Exercise:
Nothing outside the range is to be copied. From the entries below, reproduce exactly the lines starting at the one with "Write a Python" and ending at the one with "time = np.linspace(0, 5, 201)", without pictures.

start Data

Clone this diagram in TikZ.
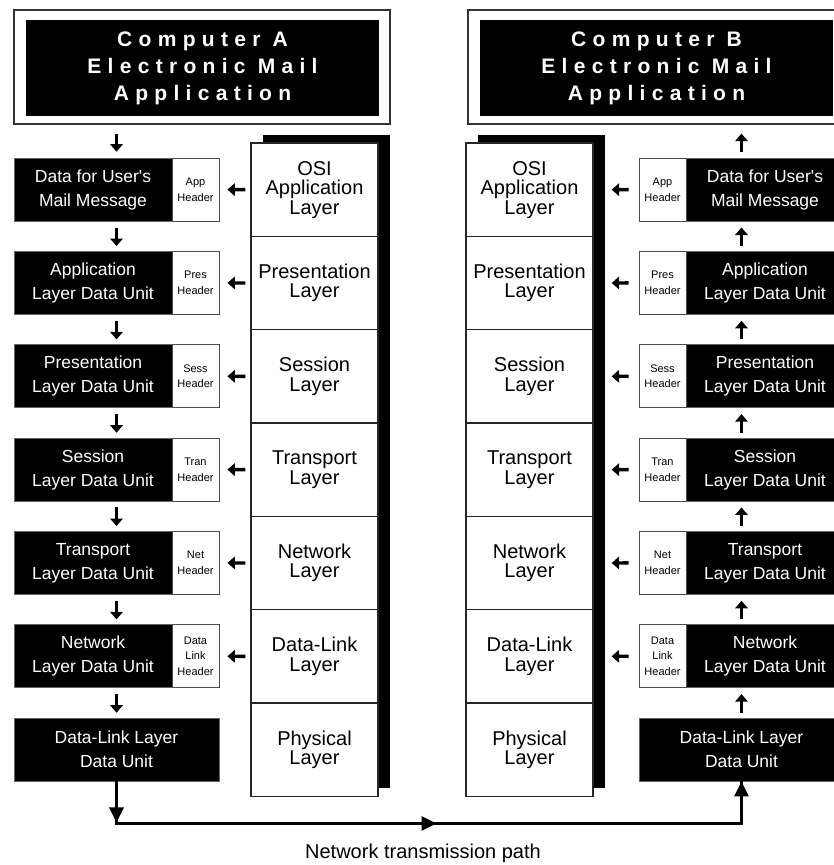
\documentclass[tikz,border=0pt]{standalone}
\usepackage{fontspec}
\setmainfont{Liberation Sans}
\newfontfamily\spacedfont[LetterSpace=30]{Liberation Sans}
\usetikzlibrary{arrows.meta,calc}

\tikzset{
  framebox/.style={draw=black!80, line width=1.2pt, fill=white,
    minimum width=376pt, minimum height=114pt, inner sep=0pt},
  titlebar/.style={fill=black, text=white, minimum width=353pt, minimum height=96pt,
    align=center, inner sep=0pt,
    font=\spacedfont\bfseries\fontsize{21}{27}\selectfont},
  unitbox/.style={fill=black, draw=black!60, line width=0.8pt,
    minimum width=205pt, minimum height=63pt, inner sep=0pt},
  hdrbox/.style={fill=white, draw=black!70, line width=0.8pt,
    minimum width=47pt, minimum height=63pt, align=center, inner sep=0pt,
    font=\fontsize{11}{15.5}\selectfont},
  unittext/.style={text=white, align=center, inner sep=0pt,
    font=\fontsize{17.5}{24}\selectfont},
  layercell/.style={draw=black!85, line width=1.3pt, fill=white,
    minimum width=127pt, minimum height=93.33pt, align=center, inner sep=0pt,
    font=\fontsize{20}{19.5}\selectfont},
  arr/.style={line width=3.4pt, -{Triangle[width=12.5pt,length=7.5pt]}},
  bigarr/.style={line width=3pt, -{Triangle[width=14pt,length=15pt]}},
  pathline/.style={line width=3pt, line join=miter},
}

\begin{document}
\begin{tikzpicture}[x=1pt, y=-1pt]
\useasboundingbox (0,0) rectangle (834,865);
\clip (0,0) rectangle (834,865);

% application banners
\node[framebox] (TA) at (202,67) {};
\node[titlebar] (TAt) at (202.5,68) {Computer A\\Electronic Mail\\Application};
\node[framebox] (TB) at (656,67) {};
\node[titlebar] (TBt) at (656.5,68) {Computer B\\Electronic Mail\\Application};

% OSI layer stacks
\foreach \i in {0,...,6}{
  \coordinate (LLc\i) at (314.5, {189.67+93.33*\i});
  \coordinate (RLc\i) at (529.5, {189.67+93.33*\i});
}
\fill ($(LLc0)+(-63.5,-46.67)+(12,-8)$) rectangle ($(LLc6)+(63.5,46.67)+(12,-8)$);
\fill ($(RLc0)+(-63.5,-46.67)+(12,-8)$) rectangle ($(RLc6)+(63.5,46.67)+(12,-8)$);
\foreach \i/\lay in {0/{OSI\\Application\\Layer}, 1/{Presentation\\Layer},
    2/{Session\\Layer}, 3/{Transport\\Layer}, 4/{Network\\Layer},
    5/{Data-Link\\Layer}, 6/{Physical\\Layer}}{
  \node[layercell] (LL\i) at (LLc\i) {\lay};
  \node[layercell] (RL\i) at (RLc\i) {\lay};
}

% data units with their headers
\foreach \i/\hd/\txt in {
   0/{App\\Header}/{Data for User\textquotesingle s\\Mail Message},
   1/{Pres\\Header}/{Application\\Layer Data Unit},
   2/{Sess\\Header}/{Presentation\\Layer Data Unit},
   3/{Tran\\Header}/{Session\\Layer Data Unit},
   4/{Net\\Header}/{Transport\\Layer Data Unit},
   5/{Data\\Link\\Header}/{Network\\Layer Data Unit}}{
  \node[unitbox] (L\i) at (116.5, {189.6+93.33*\i}) {};
  \node[hdrbox] (LH\i) at (195.5, {189.6+93.33*\i}) {\hd};
  \node[unittext] (LT\i) at (93, {189.6+93.33*\i}) {\txt};
  \node[unitbox] (R\i) at (741.5, {189.6+93.33*\i}) {};
  \node[hdrbox] (RH\i) at (662.5, {189.6+93.33*\i}) {\hd};
  \node[unittext] (RT\i) at (765, {189.6+93.33*\i}) {\txt};
  \draw[arr] ($(LL\i.west)+(-5,0)$) -- ($(LH\i.east)+(8,0)$);
  \draw[arr] ($(RH\i.west)+(-10,0)$) -- ($(RL\i.east)+(18,0)$);
}
\node[unitbox, unittext] (L6) at (116.5, {189.6+93.33*6}) {Data-Link Layer\\Data Unit};
\node[unitbox, unittext] (R6) at (741.5, {189.6+93.33*6}) {Data-Link Layer\\Data Unit};

% flow between units
\draw[arr] ($(L0.north |- TA.south)+(0,9)$) -- ($(L0.north)+(0,-6)$);
\draw[arr] ($(R0.north)+(0,-6)$) -- ($(R0.north |- TB.south)+(0,9)$);
\foreach \i in {0,...,5}{
  \pgfmathtruncatemacro{\j}{\i+1}
  \draw[arr] ($(L\i.south)+(0,6)$) -- ($(L\j.north)+(0,-5)$);
  \draw[arr] ($(R\j.north)+(0,-5)$) -- ($(R\i.south)+(0,6)$);
}

% network transmission path
\coordinate (turnA) at ($(L6.south)+(0,42)$);
\coordinate (turnB) at (turnA -| R6.south);
\coordinate (midpt) at ($(turnA)+(320,0)$);
\draw[pathline] (L6.south) -- (turnA) -- (turnB) -- (R6.south);
\draw[bigarr] (L6.south) -- ($(turnA)+(0,-1)$);
\draw[bigarr] (turnA) -- (midpt);
\draw[bigarr] (turnB) -- (R6.south);
\node[anchor=base, inner sep=0pt, font=\fontsize{20}{24}\selectfont] (cap) at (423,858) {Network transmission path};
\end{tikzpicture}
\end{document}
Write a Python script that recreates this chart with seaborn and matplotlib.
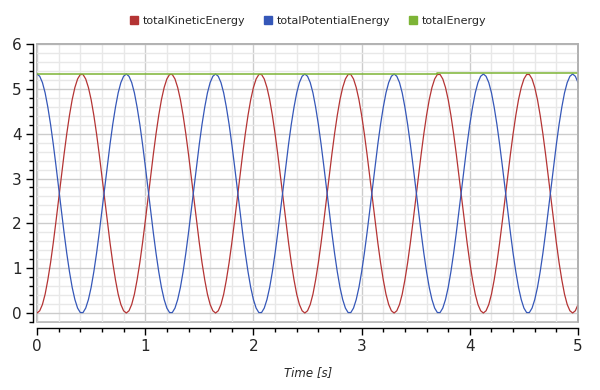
import numpy as np
import pandas as pd
import matplotlib
matplotlib.use('Agg')
import matplotlib.pyplot as plt
from matplotlib.ticker import MultipleLocator
from matplotlib.lines import Line2D
import seaborn as sns

# sampling grid of the simulation result (step 0.025 s)
time = np.linspace(0, 5, 201)

kinetic = [
    0.00, 0.05, 0.19, 0.42, 0.74, 1.12, 1.56, 2.04, 2.54, 3.04, 3.54, 4.00, 4.41, 4.76, 5.03, 5.22, 5.32, 5.32, 5.22, 5.03, 4.76, 4.41, 4.00, 3.54, 3.04, 2.54, 2.04, 1.56, 1.12, 0.74, 0.42, 0.19, 0.05,
    0.00, 0.05, 0.19, 0.42, 0.74, 1.12, 1.56, 2.04, 2.54, 3.04, 3.54, 4.00, 4.41, 4.76, 5.03, 5.22, 5.32, 5.32, 5.22, 5.03, 4.76, 4.41, 4.00, 3.54, 3.04, 2.54, 2.04, 1.56, 1.12, 0.74, 0.42, 0.19, 0.05,
    0.00, 0.05, 0.19, 0.42, 0.74, 1.12, 1.56, 2.04, 2.54, 3.04, 3.54, 4.00, 4.41, 4.76, 5.03, 5.22, 5.32, 5.32, 5.22, 5.03, 4.76, 4.41, 4.00, 3.54, 3.04, 2.54, 2.04, 1.56, 1.12, 0.74, 0.42, 0.19, 0.05,
    0.00, 0.05, 0.19, 0.42, 0.74, 1.12, 1.56, 2.04, 2.54, 3.04, 3.54, 4.00, 4.41, 4.76, 5.03, 5.22, 5.32, 5.32, 5.22, 5.03, 4.76, 4.41, 4.00, 3.54, 3.04, 2.54, 2.04, 1.56, 1.12, 0.74, 0.42, 0.19, 0.05,
    0.00, 0.05, 0.19, 0.42, 0.74, 1.12, 1.56, 2.04, 2.54, 3.04, 3.54, 4.00, 4.41, 4.76, 5.03, 5.22, 5.32, 5.32, 5.22, 5.03, 4.76, 4.41, 4.00, 3.54, 3.04, 2.54, 2.04, 1.56, 1.12, 0.74, 0.42, 0.19, 0.05,
    0.00, 0.05, 0.19, 0.42, 0.74, 1.12, 1.56, 2.04, 2.54, 3.04, 3.54, 4.00, 4.41, 4.76, 5.03, 5.22, 5.32, 5.32, 5.22, 5.03, 4.76, 4.41, 4.00, 3.54, 3.04, 2.54, 2.04, 1.56, 1.12, 0.74, 0.42, 0.19, 0.05,
    0.00, 0.05, 0.19,
]

potential = [
    5.33, 5.28, 5.14, 4.91, 4.59, 4.21, 3.77, 3.29, 2.79, 2.29, 1.79, 1.33, 0.92, 0.57, 0.30, 0.11, 0.01, 0.01, 0.11, 0.30, 0.57, 0.92, 1.33, 1.79, 2.29, 2.79, 3.29, 3.77, 4.21, 4.59, 4.91, 5.14, 5.28,
    5.33, 5.28, 5.14, 4.91, 4.59, 4.21, 3.77, 3.29, 2.79, 2.29, 1.79, 1.33, 0.92, 0.57, 0.30, 0.11, 0.01, 0.01, 0.11, 0.30, 0.57, 0.92, 1.33, 1.79, 2.29, 2.79, 3.29, 3.77, 4.21, 4.59, 4.91, 5.14, 5.28,
    5.33, 5.28, 5.14, 4.91, 4.59, 4.21, 3.77, 3.29, 2.79, 2.29, 1.79, 1.33, 0.92, 0.57, 0.30, 0.11, 0.01, 0.01, 0.11, 0.30, 0.57, 0.92, 1.33, 1.79, 2.29, 2.79, 3.29, 3.77, 4.21, 4.59, 4.91, 5.14, 5.28,
    5.33, 5.28, 5.14, 4.91, 4.59, 4.21, 3.77, 3.29, 2.79, 2.29, 1.79, 1.33, 0.92, 0.57, 0.30, 0.11, 0.01, 0.01, 0.11, 0.30, 0.57, 0.92, 1.33, 1.79, 2.29, 2.79, 3.29, 3.77, 4.21, 4.59, 4.91, 5.14, 5.28,
    5.33, 5.28, 5.14, 4.91, 4.59, 4.21, 3.77, 3.29, 2.79, 2.29, 1.79, 1.33, 0.92, 0.57, 0.30, 0.11, 0.01, 0.01, 0.11, 0.30, 0.57, 0.92, 1.33, 1.79, 2.29, 2.79, 3.29, 3.77, 4.21, 4.59, 4.91, 5.14, 5.28,
    5.33, 5.28, 5.14, 4.91, 4.59, 4.21, 3.77, 3.29, 2.79, 2.29, 1.79, 1.33, 0.92, 0.57, 0.30, 0.11, 0.01, 0.01, 0.11, 0.30, 0.57, 0.92, 1.33, 1.79, 2.29, 2.79, 3.29, 3.77, 4.21, 4.59, 4.91, 5.14, 5.28,
    5.33, 5.28, 5.14,
]

# total energy: constant with a small step near t=3.7
total_time = [0.0, 3.7, 5.0]
total = [5.33, 5.35, 5.35]

names = ['totalKineticEnergy', 'totalPotentialEnergy', 'totalEnergy']
colors = ['#b43434', '#3557b8', '#7db436']

df = pd.DataFrame({'time': np.concatenate([time, time]),
                   'value': kinetic + potential,
                   'var': [names[0]] * len(time) + [names[1]] * len(time)})

sns.set_style('white')
plt.rcParams['font.family'] = ['DejaVu Sans']

fig = plt.figure(figsize=(6, 3.9), dpi=100)
ax = fig.add_axes([0.0617, 0.1744, 0.9017, 0.7128])

sns.lineplot(data=df, x='time', y='value', hue='var', palette=colors[:2],
             estimator=None, sort=False, legend=False, lw=0.9, ax=ax)
sns.lineplot(x=total_time, y=total, color=colors[2], drawstyle='steps-post',
             lw=1.1, ax=ax)

ax.set_xlim(0, 5)
ax.set_ylim(-0.2, 6)
ax.xaxis.set_major_locator(MultipleLocator(1))
ax.xaxis.set_minor_locator(MultipleLocator(0.2))
ax.yaxis.set_major_locator(MultipleLocator(1))
ax.yaxis.set_minor_locator(MultipleLocator(0.2))

ax.set_axisbelow(True)
ax.grid(which='major', color='#cccccc', lw=1.0)
ax.grid(which='minor', color='#e8e8e8', lw=1.0)

# gray frame round the plot area, black offset axes
ax.patch.set_edgecolor('#b0b0b0')
ax.patch.set_linewidth(1.2)
for s in ['top', 'right']:
    ax.spines[s].set_color('#b0b0b0')
    ax.spines[s].set_linewidth(1.2)
ax.spines['left'].set_position(('outward', 3))
ax.spines['bottom'].set_position(('outward', 4))
for s in ['left', 'bottom']:
    ax.spines[s].set_color('black')
    ax.spines[s].set_linewidth(1.0)

ax.tick_params(which='major', direction='out', length=5, width=1, color='black',
               labelsize=11, pad=3, left=True, bottom=True)
ax.tick_params(which='minor', direction='out', length=3, width=1, color='black',
               left=True, bottom=True)
ax.set_xlabel('')
ax.set_ylabel('')

fig.text(0.513, 0.046, 'Time [s]', style='italic', fontsize=8.5, ha='center', va='center')

handles = [Line2D([], [], marker='s', ls='none', color=c, markersize=6) for c in colors]
fig.legend(handles, names, loc='center', bbox_to_anchor=(0.513, 0.947), ncol=3,
           frameon=False, fontsize=8, handlelength=0.8, handletextpad=0.4,
           columnspacing=1.6)

fig.savefig('out.png', dpi=100)
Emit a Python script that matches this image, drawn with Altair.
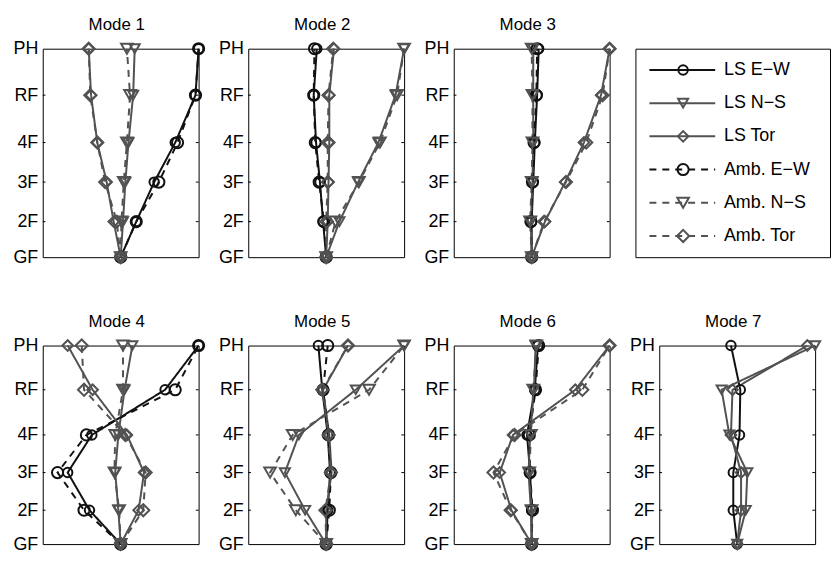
import json
import altair as alt
import pandas as pd

FLOORS = ["GF", "2F", "3F", "4F", "RF", "PH"]
ELEV = [0.0, 3.6, 7.6, 11.6, 16.4, 21.1]
SERIES = ["LS E−W", "LS N−S", "LS Tor", "Amb. E−W", "Amb. N−S", "Amb. Tor"]
COLORS = ["#111111", "#525252", "#525252", "#111111", "#525252", "#525252"]
SHAPES = ["circle", "triangle-down", "diamond", "circle", "triangle-down", "diamond"]
SIZES = [90, 150, 120, 90, 150, 120]
DASHES = [[1, 0], [1, 0], [1, 0], [7, 6], [7, 6], [7, 6]]
TITLES = ["Mode 1", "Mode 2", "Mode 3", "Mode 4", "Mode 5", "Mode 6", "Mode 7"]

# normalised mode-shape ordinates, GF -> PH
MODE1 = {
    "LS E−W": [0, 0.20, 0.43, 0.70, 0.96, 1.00],
    "LS N−S": [0, 0.03, 0.06, 0.10, 0.16, 0.18],
    "LS Tor": [0, -0.09, -0.18, -0.30, -0.38, -0.41],
    "Amb. E−W": [0, 0.20, 0.49, 0.73, 0.96, 1.00],
    "Amb. N−S": [0, 0.01, 0.04, 0.08, 0.12, 0.08],
    "Amb. Tor": [0, -0.05, -0.20, -0.30, -0.39, -0.41],
}
MODE2 = {
    "LS E−W": [0, -0.04, -0.08, -0.13, -0.16, -0.12],
    "LS N−S": [0, 0.17, 0.41, 0.67, 0.89, 1.00],
    "LS Tor": [0, 0.02, 0.03, 0.04, 0.04, 0.10],
    "Amb. E−W": [0, -0.03, -0.09, -0.14, -0.16, -0.15],
    "Amb. N−S": [0, 0.12, 0.42, 0.69, 0.91, 1.00],
    "Amb. Tor": [0, 0.00, 0.02, 0.02, 0.03, 0.09],
}
MODE3 = {
    "LS E−W": [0, 0.00, 0.02, 0.04, 0.07, 0.09],
    "LS N−S": [0, -0.01, 0.01, 0.02, 0.02, 0.02],
    "LS Tor": [0, 0.17, 0.43, 0.67, 0.89, 1.00],
    "Amb. E−W": [0, -0.01, 0.01, 0.03, 0.06, 0.07],
    "Amb. N−S": [0, -0.02, 0.00, 0.01, 0.01, 0.00],
    "Amb. Tor": [0, 0.16, 0.44, 0.70, 0.91, 1.00],
}
MODE4 = {
    "LS E−W": [0, -0.40, -0.68, -0.37, 0.57, 1.00],
    "LS N−S": [0, -0.03, -0.07, -0.03, 0.05, 0.15],
    "LS Tor": [0, 0.23, 0.30, 0.08, -0.36, -0.68],
    "Amb. E−W": [0, -0.47, -0.81, -0.44, 0.70, 1.00],
    "Amb. N−S": [0, -0.02, -0.08, -0.07, 0.03, 0.03],
    "Amb. Tor": [0, 0.29, 0.32, 0.06, -0.47, -0.50],
}
MODE5 = {
    "LS E−W": [0, 0.02, 0.05, 0.02, -0.05, -0.10],
    "LS N−S": [0, -0.27, -0.53, -0.35, 0.38, 1.00],
    "LS Tor": [0, 0.00, 0.07, 0.04, -0.04, 0.28],
    "Amb. E−W": [0, 0.04, 0.06, 0.03, -0.04, 0.02],
    "Amb. N−S": [0, -0.39, -0.72, -0.43, 0.55, 1.00],
    "Amb. Tor": [0, -0.01, 0.06, 0.03, -0.05, 0.28],
}
MODE6 = {
    "LS E−W": [0, 0.00, -0.02, -0.06, 0.04, 0.08],
    "LS N−S": [0, -0.01, -0.04, -0.02, 0.03, 0.05],
    "LS Tor": [0, -0.26, -0.41, -0.24, 0.56, 1.00],
    "Amb. E−W": [0, 0.01, -0.02, -0.03, 0.05, 0.09],
    "Amb. N−S": [0, 0.00, -0.03, -0.01, 0.02, 0.06],
    "Amb. Tor": [0, -0.27, -0.49, -0.22, 0.65, 1.00],
}
MODE7 = {
    "LS E−W": [0, -0.05, -0.05, 0.03, 0.04, -0.08],
    "LS N−S": [0, 0.11, 0.13, -0.10, -0.20, 1.00],
    "LS Tor": [0, 0.05, 0.05, -0.08, -0.06, 0.90],
}

FONT = "Liberation Sans"
FS = 18

cscale = alt.Scale(domain=SERIES, range=COLORS)
dscale = alt.Scale(domain=SERIES, range=DASHES)
sscale = alt.Scale(domain=SERIES, range=SHAPES)
zscale = alt.Scale(domain=SERIES, range=SIZES)
label_expr = "%s[indexof(%s, datum.value)]" % (json.dumps(FLOORS), json.dumps(ELEV))


def panel(mode, title, h, w=157):
    rows = []
    for s, vals in mode.items():
        for f, e, v in zip(FLOORS, ELEV, vals):
            rows.append({"series": s, "floor": f, "elev": e, "x": v})
    df = pd.DataFrame(rows)
    xs = alt.Scale(domain=[-1, 1], nice=False, zero=False)
    ys = alt.Scale(domain=[ELEV[0], ELEV[-1]], nice=False, zero=False)
    yaxis = alt.Axis(values=ELEV, labelExpr=label_expr, ticks=False, domain=False,
                     grid=False, labelFontSize=FS, labelFont=FONT, labelColor="black",
                     labelPadding=5, title=None)
    base = alt.Chart(df)
    lines = base.mark_line(strokeWidth=2).encode(
        x=alt.X("x:Q", scale=xs, axis=None),
        y=alt.Y("elev:Q", scale=ys, axis=yaxis),
        color=alt.Color("series:N", scale=cscale, legend=None),
        strokeDash=alt.StrokeDash("series:N", scale=dscale, legend=None),
        detail="series:N",
        order=alt.Order("elev:Q"),
    )
    pts = base.mark_point(filled=False, strokeWidth=2, opacity=1).encode(
        x=alt.X("x:Q", scale=xs, axis=None),
        y=alt.Y("elev:Q", scale=ys, axis=yaxis),
        color=alt.Color("series:N", scale=cscale, legend=None),
        shape=alt.Shape("series:N", scale=sscale, legend=None),
        size=alt.Size("series:N", scale=zscale, legend=None),
    )
    tdf = pd.DataFrame({"elev": ELEV[1:-1]})
    tick_l = alt.Chart(tdf).mark_rule(color="black", strokeWidth=1).encode(
        x=alt.XDatum(-1, scale=xs, axis=None), x2=alt.X2Datum(-0.965),
        y=alt.Y("elev:Q", scale=ys, axis=yaxis))
    tick_r = alt.Chart(tdf).mark_rule(color="black", strokeWidth=1).encode(
        x=alt.XDatum(1, scale=xs, axis=None), x2=alt.X2Datum(0.965),
        y=alt.Y("elev:Q", scale=ys, axis=yaxis))
    return alt.layer(tick_l, tick_r, lines, pts).properties(
        width=w, height=h,
        title=alt.TitleParams(title, fontSize=FS - 1, fontWeight="normal", font=FONT,
                              color="black", frame="group", anchor="middle",
                              offset=5, dx=-4),
    )


def legend_panel(h, w=196):
    ldf = pd.DataFrame({"series": SERIES})
    lx = alt.Scale(domain=[0, 1], nice=False, zero=False)
    ly = alt.Y("series:N", scale=alt.Scale(domain=SERIES, type="point", padding=0.64),
               axis=None)
    segs = alt.Chart(ldf).mark_rule(strokeWidth=2).encode(
        x=alt.XDatum(0.072, scale=lx, axis=None), x2=alt.X2Datum(0.41),
        y=ly,
        color=alt.Color("series:N", scale=cscale, legend=None),
        strokeDash=alt.StrokeDash("series:N", scale=dscale, legend=None),
    )
    marks = alt.Chart(ldf).mark_point(filled=False, strokeWidth=2, opacity=1).encode(
        x=alt.XDatum(0.245, scale=lx, axis=None),
        y=ly,
        color=alt.Color("series:N", scale=cscale, legend=None),
        shape=alt.Shape("series:N", scale=sscale, legend=None),
        size=alt.Size("series:N", scale=zscale, legend=None),
    )
    labels = alt.Chart(ldf).mark_text(align="left", baseline="middle", fontSize=FS,
                                      font=FONT, color="black").encode(
        x=alt.XDatum(0.455, scale=lx, axis=None),
        y=ly,
        text="series:N",
    )
    return alt.layer(segs, marks, labels).properties(width=w, height=h)


row1_panels = alt.hconcat(panel(MODE1, TITLES[0], 210), panel(MODE2, TITLES[1], 210),
                          panel(MODE3, TITLES[2], 210), spacing=50, bounds="flush")
row1 = alt.hconcat(row1_panels, legend_panel(210), spacing=14)
row2 = alt.hconcat(panel(MODE4, TITLES[3], 200), panel(MODE5, TITLES[4], 200),
                   panel(MODE6, TITLES[5], 200), panel(MODE7, TITLES[6], 200),
                   spacing=50, bounds="flush")

chart = alt.vconcat(row1, row2, spacing=44).properties(
    padding={"left": 4, "top": 5, "right": 0, "bottom": 0}
).configure_view(stroke="black", strokeWidth=1)

chart.save("out.html", embed_options={"renderer": "svg", "actions": False})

end Data

Completed task:
Write a Python script that recreates this chart with seaborn and matplotlib.
import numpy as np
import pandas as pd
import matplotlib
matplotlib.use('Agg')
import matplotlib.pyplot as plt
from matplotlib.ticker import MultipleLocator
from matplotlib.lines import Line2D
import seaborn as sns

# sampling grid of the simulation result (step 0.025 s)
time = np.linspace(0, 5, 201)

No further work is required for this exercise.